Caterham Formula One driver Kobayashi of Japan takes part in drivers parade prior to German F1 Grand Prix at Hockenheim

Quelle: REUTERS

Kamui Kobayashi: Formel-1-Piloten sollten talentierte Rennfahrer sein, ein wenig Kleingeld mitbringen, gute Nerven - sonst noch etwas? Ach ja, Grundkenntnisse im Feuerlöschen können nicht schaden. Caterham-Pilot Kamui Kobayashi rollte im freien Training am Freitag von der Strecke, er roch Benzin, kurz darauf brannte sein Auto.
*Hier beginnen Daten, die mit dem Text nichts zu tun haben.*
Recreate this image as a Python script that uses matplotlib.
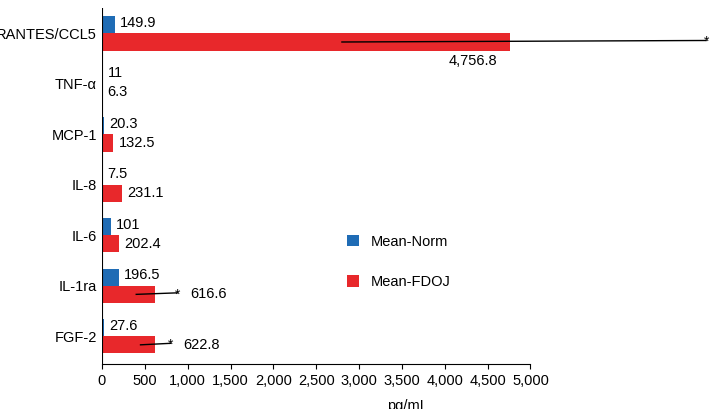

Die Streckenposten waren schnell zur Stelle. Kobayashi überwachte die Löschaktion für ein paar Sekunden, dann riss er dem Streckenposten den Feuerlöscher aus der Hand. "Der hat den Löschschaum nur aufs Auto gespritzt, nicht auf die Stelle, wo es brannte", erinnerte sich Kobayashi später. Das Rennen selbst schloss Kobayashi als 16. ab. Sie warten bei Caterham weiter auf ihre ersten WM-Punkte der Saison, immerhin blieben weitere Brände aus, sehr zur Freude Kobayashis, er sagte: "Es war auch so heiß genug."